1933 Mt Whitney Trip

19 Nov

We've heard so many wonderful stories from fans of Mile… Mile & A Half, recalling their own epic adventures in the Sierras, Yosemite and all around the world. The next guest blog was given to us from Dale Berkihiser with a look back at his adventure on Mt Whitney in 1933.
Thanks to Dale for sharing his story, and to Deborah for encouraging him to tell it.



Dale’s Mt. Whitney Experience

Mt. Whitney is the largest appearing peak toward the right of the picture. This is the east side of the Sierra Range and is almost vertical, compared the gentler slope of the west side, leading into Sequoia Nat’l Park.
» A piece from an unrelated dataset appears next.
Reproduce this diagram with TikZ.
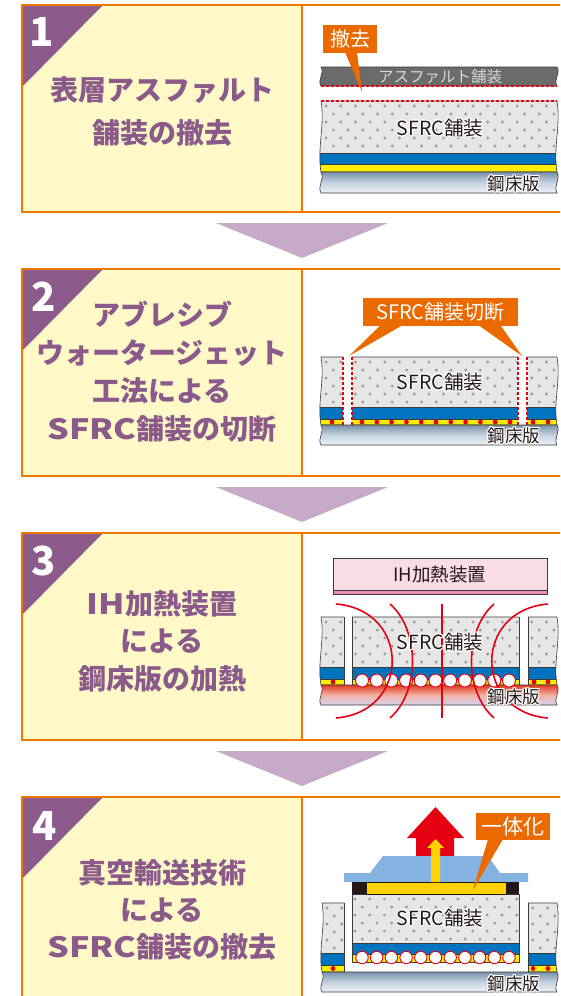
\documentclass[tikz,border=0pt]{standalone}
\usepackage{fontspec}
\setmainfont{Noto Sans CJK JP}
\newfontfamily\widelatin{Noto Sans CJK JP}[FakeStretch=1.22]
\usetikzlibrary{calc}

\definecolor{frameorange}{HTML}{EE7800}
\definecolor{calloutorange}{HTML}{EB6A00}
\definecolor{stepplum}{HTML}{8C5B8C}
\definecolor{titleplum}{HTML}{8A5A8B}
\definecolor{cream}{HTML}{FFF9C7}
\definecolor{flowlilac}{HTML}{C7A9C8}
\definecolor{asphaltgray}{HTML}{6B6B6B}
\definecolor{concretegray}{HTML}{E6E6E6}
\definecolor{fibredot}{HTML}{9C9C9C}
\definecolor{membraneblue}{HTML}{0074BF}
\definecolor{bondyellow}{HTML}{FFEE00}
\definecolor{steeltop}{HTML}{7A92AB}
\definecolor{steelmid}{HTML}{C5D2E0}
\definecolor{steelbot}{HTML}{EEF2F7}
\definecolor{heatred}{HTML}{E23B25}
\definecolor{heatmid}{HTML}{F2B2A4}
\definecolor{heatbot}{HTML}{D2D3EE}
\definecolor{fieldred}{HTML}{E50012}
\definecolor{ihpink}{HTML}{FADCE7}
\definecolor{ihstripe}{HTML}{EF8DB6}
\definecolor{liftblue}{HTML}{84B3E1}
\definecolor{liftyellow}{HTML}{FFD200}
\definecolor{inkdark}{HTML}{231815}
\definecolor{edgegray}{HTML}{3A3A3A}

% band with broken (wavy) left and right ends: x1, x2, ytop, ybottom, path options
\newcommand\wavyband[5]{%
  \path[#5] (#1,#3) -- (#2,#3)
    .. controls ({#2+4},{#3+(#4-#3)/3}) and ({#2-4},{#3+2*(#4-#3)/3}) .. (#2,#4)
    -- (#1,#4)
    .. controls ({#1-4},{#3+2*(#4-#3)/3}) and ({#1+4},{#3+(#4-#3)/3}) .. (#1,#3) -- cycle;}

% fibre dots of the SFRC layer: x1, ytop
\newcommand\fibredots[2]{%
  \foreach \i in {0,...,5}{\foreach \j in {0,...,16}{%
    \fill[fibredot] ({#1+5+14.7*\j+7.35*mod(\i,2)},{#2+5+8*\i}) circle (1.6);}}}

% dark text with a white halo: name, x, y, size, text
\newcommand\halolabel[5]{%
  \foreach \hx/\hy in {1.2/0,-1.2/0,0/1.2,0/-1.2,0.85/0.85,-0.85/0.85,0.85/-0.85,-0.85/-0.85}{%
    \node[text=white,font=\fontsize{#4}{#4}\selectfont,inner sep=0] at ({#2+\hx},{#3+\hy}) {#5};}%
  \node[text=inkdark,font=\fontsize{#4}{#4}\selectfont,inner sep=0] (#1) at (#2,#3) {#5};}

% one step frame: top y
\newcommand\stepframe[1]{%
  \fill[cream] (22,#1) rectangle (302,{#1+207});
  \fill[stepplum] (22,#1) -- (103,#1) -- (22,{#1+82}) -- cycle;
  \draw[frame] (22,#1) rectangle (590,{#1+207});
  \draw[frame] (302,#1) -- (302,{#1+207});}

\begin{document}
\begin{tikzpicture}[x=1pt,y=-1pt,
  frame/.style={draw=frameorange,line width=2.4},
  stepno/.style={text=white,font=\bfseries\fontsize{40}{40}\selectfont,inner sep=0},
  steptitle/.style={text=titleplum,font=\bfseries\fontsize{28}{#1}\selectfont,align=center,inner sep=0},
  callout/.style={fill=calloutorange,text=white,inner sep=0,font=\fontsize{#1}{#1}\selectfont},
  layeredge/.style={draw=edgegray,line width=0.6},
  cutdash/.style={draw=fieldred,line width=1.1,dash pattern=on 3pt off 2pt},
  fieldline/.style={draw=fieldred,line width=1.6},
  bead/.style={fill=white,draw=fieldred,line width=0.9},
  reddot/.style={fill=fieldred}]

\useasboundingbox (0,0) rectangle (560,996);
\clip (0,0) rectangle (560,996);

% ---------- frames and flow arrows ----------
\stepframe{5}
\stepframe{269}
\stepframe{533}
\stepframe{797}
\foreach \t in {5,269,533}{
  \fill[flowlilac] (216,{\t+218}) -- (388,{\t+218}) -- (302,{\t+253}) -- cycle;}

% ---------- step titles ----------
\node[stepno] (n1) at (42,32) {1};
\node[stepno] (n2) at (44,297) {2};
\node[stepno] (n3) at (44,561) {3};
\node[stepno] (n4) at (45,826) {4};

\node[steptitle=43] (t1) at (162,112) {表層アスファルト\\舗装の撤去};
\node[steptitle=38] (t2) at (162,372) {アブレシブ\\ウォータージェット\\工法による\\{\widelatin SFRC}舗装の切断};
\node[steptitle=37.5] (t3) at (162,641) {{\widelatin IH}加熱装置\\による\\鋼床版の加熱};
\node[steptitle=37] (t4) at (162,910) {真空輸送技術\\による\\{\widelatin SFRC}舗装の撤去};

% ---------- step 1: removal of the asphalt surface ----------
\wavyband{321}{557}{67}{86}{fill=asphaltgray,layeredge}
\node[text=white!85!black,font=\fontsize{15.5}{15.5}\selectfont,inner sep=0] (asph) at (440,76.5) {アスファルト舗装};
\draw[cutdash] (321,86) -- (557,86);
\begin{scope}
  \wavyband{321}{557}{101}{172}{clip}
  \fill[concretegray] (300,101) rectangle (580,153);
  \fibredots{321}{101}
  \fill[membraneblue] (300,153) rectangle (580,164);
  \fill[bondyellow] (300,164) rectangle (580,172);
  \draw[layeredge] (300,153) -- (580,153) (300,164) -- (580,164);
\end{scope}
\wavyband{321}{557}{101}{172}{layeredge}
\draw[cutdash] (321,101) -- (557,101);
\wavyband{321}{557}{172}{193}{top color=steeltop,bottom color=steelbot,middle color=steelmid,layeredge}
\halolabel{sfrc1}{440}{128}{19.5}{SFRC舗装}
\halolabel{deck1}{514}{184}{17.5}{鋼床版}
\node[callout=20,minimum width=54,minimum height=28] (rm1) at (350,39) {撤去};
\fill[calloutorange] ($(rm1.south)+(-5,-1)$) -- ($(rm1.south)+(7,-1)$) -- (362,92) -- cycle;

% ---------- step 2: abrasive water-jet cutting ----------
\begin{scope}
  \wavyband{321}{557}{357}{425}{clip}
  \fill[concretegray] (300,357) rectangle (580,407);
  \fibredots{321}{357}
  \fill[membraneblue] (300,407) rectangle (580,419);
  \fill[bondyellow] (300,419) rectangle (580,425);
  \draw[layeredge] (300,407) -- (580,407) (300,419) -- (580,419);
  \foreach \x in {332,362,376.8,391.6,406.4,421.2,436,450.8,465.6,480.4,495.2,510,533,548}{
    \fill[reddot] (\x,422) circle (2.4);}
\end{scope}
\wavyband{321}{557}{357}{425}{layeredge}
\fill[white] (343,355) rectangle (352,425);
\fill[white] (518,355) rectangle (527,425);
\foreach \x in {343,352,518,527}{\draw[cutdash] (\x,357) -- (\x,425);}
\wavyband{321}{557}{425}{445}{top color=steeltop,bottom color=steelbot,middle color=steelmid,layeredge}
\halolabel{sfrc2}{440}{382}{19.5}{SFRC舗装}
\halolabel{deck2}{514}{436}{17.5}{鋼床版}
\node[callout=20,minimum width=155,minimum height=28] (cut2) at (440.5,312) {SFRC舗装切断};
\coordinate (cutL) at (349,356);
\coordinate (cutR) at (522,356);
\fill[calloutorange] ($(cut2.south)+(-60,-1)$) -- ($(cut2.south)+(-38,-1)$) -- (cutL) -- cycle;
\fill[calloutorange] ($(cut2.south)+(38,-1)$) -- ($(cut2.south)+(60,-1)$) -- (cutR) -- cycle;

% ---------- step 3: induction heating of the steel deck ----------
\fill[ihpink] (333,558) rectangle (547,590);
\fill[ihstripe] (333,590) rectangle (547,594);
\draw[layeredge] (333,558) rectangle (547,594) (333,590) -- (547,590);
\node[text=inkdark,font=\fontsize{18.5}{18.5}\selectfont,inner sep=0] (ih) at (440,574) {IH加熱装置};
\begin{scope}
  \wavyband{321}{557}{617}{685}{clip}
  \fill[concretegray] (300,617) rectangle (580,667);
  \fibredots{321}{617}
  \fill[membraneblue] (300,667) rectangle (580,679);
  \fill[bondyellow] (300,679) rectangle (580,685);
  \draw[layeredge] (300,667) -- (580,667) (300,679) -- (580,679);
  \foreach \x in {333,534,548}{\fill[reddot] (\x,682) circle (2.4);}
\end{scope}
\wavyband{321}{557}{617}{685}{layeredge}
\fill[white] (344,615) rectangle (352,685);
\fill[white] (519,615) rectangle (528,685);
\draw[layeredge] (344,617) -- (344,685) (352,617) -- (352,685) (519,617) -- (519,685) (528,617) -- (528,685);
\wavyband{321}{557}{685}{705}{top color=heatred,bottom color=heatbot,middle color=heatmid,layeredge}
\foreach \k in {0,...,10}{\draw[bead] ({362+14.7*\k},680.5) circle (6.5);}
% magnetic field lines
\draw[fieldline] (336,604) .. controls (411,610) and (411,712) .. (336,718);
\draw[fieldline] (390,604) .. controls (420,630) and (420,692) .. (390,718);
\draw[fieldline] (442,604) -- (442,718);
\draw[fieldline] (494,604) .. controls (464,630) and (464,692) .. (494,718);
\draw[fieldline] (548,604) .. controls (473,610) and (473,712) .. (548,718);
\halolabel{sfrc3}{440}{642}{19.5}{SFRC舗装}
\halolabel{deck3}{514}{697}{17.5}{鋼床版}

% ---------- step 4: vacuum lifting of the SFRC slab ----------
\begin{scope}
  \wavyband{322}{557}{903}{972}{clip}
  \fill[concretegray] (300,903) rectangle (580,953);
  \fibredots{322}{903}
  \fill[membraneblue] (300,953) rectangle (580,965);
  \fill[bondyellow] (300,965) rectangle (580,972);
  \draw[layeredge] (300,953) -- (580,953) (300,965) -- (580,965);
  \foreach \x in {333,533,548}{\fill[reddot] (\x,968.5) circle (2.4);}
\end{scope}
\wavyband{322}{557}{903}{972}{layeredge}
\fill[white] (344,895) rectangle (528,972);
\draw[layeredge] (344,903) -- (344,972) (528,903) -- (528,972);
\wavyband{322}{557}{972}{992}{top color=steeltop,bottom color=steelbot,middle color=steelmid,layeredge}
% lifted slab
\begin{scope}
  \clip (352,894) rectangle (519,962);
  \fill[concretegray] (352,894) rectangle (519,943);
  \fibredots{350}{894}
  \fill[membraneblue] (352,943) rectangle (519,954);
  \fill[bondyellow] (352,954) rectangle (519,962);
  \draw[layeredge] (352,943) -- (519,943) (352,954) -- (519,954);
\end{scope}
\draw[layeredge] (352,894) rectangle (519,962);
\foreach \k in {0,...,10}{\draw[bead] ({362+14.7*\k},957.5) circle (6.2);}
% lifting head
\fill[fieldred] (416,858) -- (416,838) -- (407,838) -- (435.5,807) -- (464,838) -- (454,838) -- (454,858) -- cycle;
\fill[liftblue] (383,856) -- (488,856) -- (500,873) -- (528,873) -- (528,882) -- (344,882) -- (344,873) -- (370,873) -- cycle;
\fill[liftyellow,draw=inkdark,line width=0.6] (366,882) rectangle (506,894);
\fill[inkdark] (352,882) rectangle (366,894);
\fill[inkdark] (506,882) rectangle (519,894);
\fill[liftyellow] (431,882) -- (431,848) -- (427,848) -- (435.5,839) -- (444,848) -- (440,848) -- (440,882) -- cycle;
\halolabel{sfrc4}{440}{918}{19.5}{SFRC舗装}
\halolabel{deck4}{514}{984}{17.5}{鋼床版}
\node[callout=21,minimum width=74,minimum height=27] (one4) at (513,826.5) {一体化};
\coordinate (bond4) at (473,890);
\fill[calloutorange] ($(one4.south)+(-25,-1)$) -- ($(one4.south)+(-10,-1)$) -- (bond4) -- cycle;

\end{tikzpicture}
\end{document}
You once seemed very interested when I showed you a snap- shot taken of me lying/resting at the top, by the little sign-in box. My buddy, Al, took my picture, and then I took his. This was on Labor Day week end, 1938. There were few people on the trail. This trailhead was at the end of the road above Lone Pine, CA.

We were just 21 years old and were not even hikers. We had very little knowledge of any equipment that might be required. We arrived at the end of the road in mid afternoon, set up a little camp, got comfortable lying on a blanket on the ground and looking up at cliffs soaring up thousands of feet above us on both sides. What a canyon! About 5:30 PM, a wise old Forest Ranger who had driven up to empty trash cans, asked us how we were and what our plans were. When he found out that we intended to hike up to Whitney the next day, he casually mentioned that most hikers who did that started their hike at a place called the “Meadows”, about 5 miles up the trail from we were.

By the time that we closed up our camp, tied sleeping bags and some boxes and junk to our backs, it was almost dark, so we carried along an old fashioned lantern too. At this point I want to remind you that we were in the middle of the Great Depression. Al was lucky to have a job at an automobile  parts counter, and I was just a year out of Los Angeles Junior College and was working at Douglas Aircraft in Santa Monica for 40 or 45 cents per hour and as I recall, gasoline was about 12 cents per gallon. I think that people find it hard to believe when I tell them that the population here then was only about 20 to 25 % of what it is now. We were not yet in the “Information Age”, it was much less, and it was more difficult to get. Also there wasn’t the plethora of goods/things that we now take for garneted. For example, there were hardly any stores catering to outdoor sports, amazing!

Back on the 5 mile section of the trail, the moon disappeared; we got lost off the trail once, but briefly, and finished the trek by lantern. We finally arrived at a more or less level area and began stumbling against people in their sleeping bags. I don’t remember what time of the night/morning it was but we found a clearing and crawled into our sleeping bags. We slept to about 8:00 AM, noticed that peoples were gone, except for their sleeping bags & other gear. We made our breakfast and hit the remaining 9 miles of trail with a minimum load on our backs. Probably it was cameras and a can of beans, I don’t remember about water. Above timberline we stopped at several little alpine ponds in solid rock. The portion of the trail below 12,000 feet is on the east side of the range and required about 1500 foot switchback climb.

Above that, at the 12,000 foot altitude, we came to a ridge where we looked down into Sequoia Nat’l Park and saw a beautiful view of several steep, & chocolate colored mountains, with snow in the chutes, and aqua colored lakes at the bottom.

I said to myself, “If I ever come up here again, this is as far as I want to go.”  I forget the name of this pretty spot.

The rest of the trail from this pretty spot, at about 12,000feet, to the top, “14,496.811 feet” was mostly along the ridge, the backbone of the range. We frequently had a view of Owens Valley to the east. This section of the trail was never steep but it was

very exhausting due to the altitude. We would walk a few yards, stop for breath and almost immediately be able to take on the next few yards.

We arrive at the top at 4:00PM and started back down at 4:15 PM. We had caught our breath saw the stone shelter shack, signed the book, and read the Forestry Service sign. I was impressed with surveyor’s ability to list the altitude carried out to 3 decimal places of the foot.


During our whole hike on the trail, we ran across very few people. It’s not like that today. I hear. We stayed thee only 15  minutes We had brought along water, a can of beans, and two cameras.

After the top we hiked down to the Meadows and stayed one more night there before hiking the remaining 5 miles back to our car, the next morning.

Young and unsophisticated amateurs we were, but we had a memorable trip.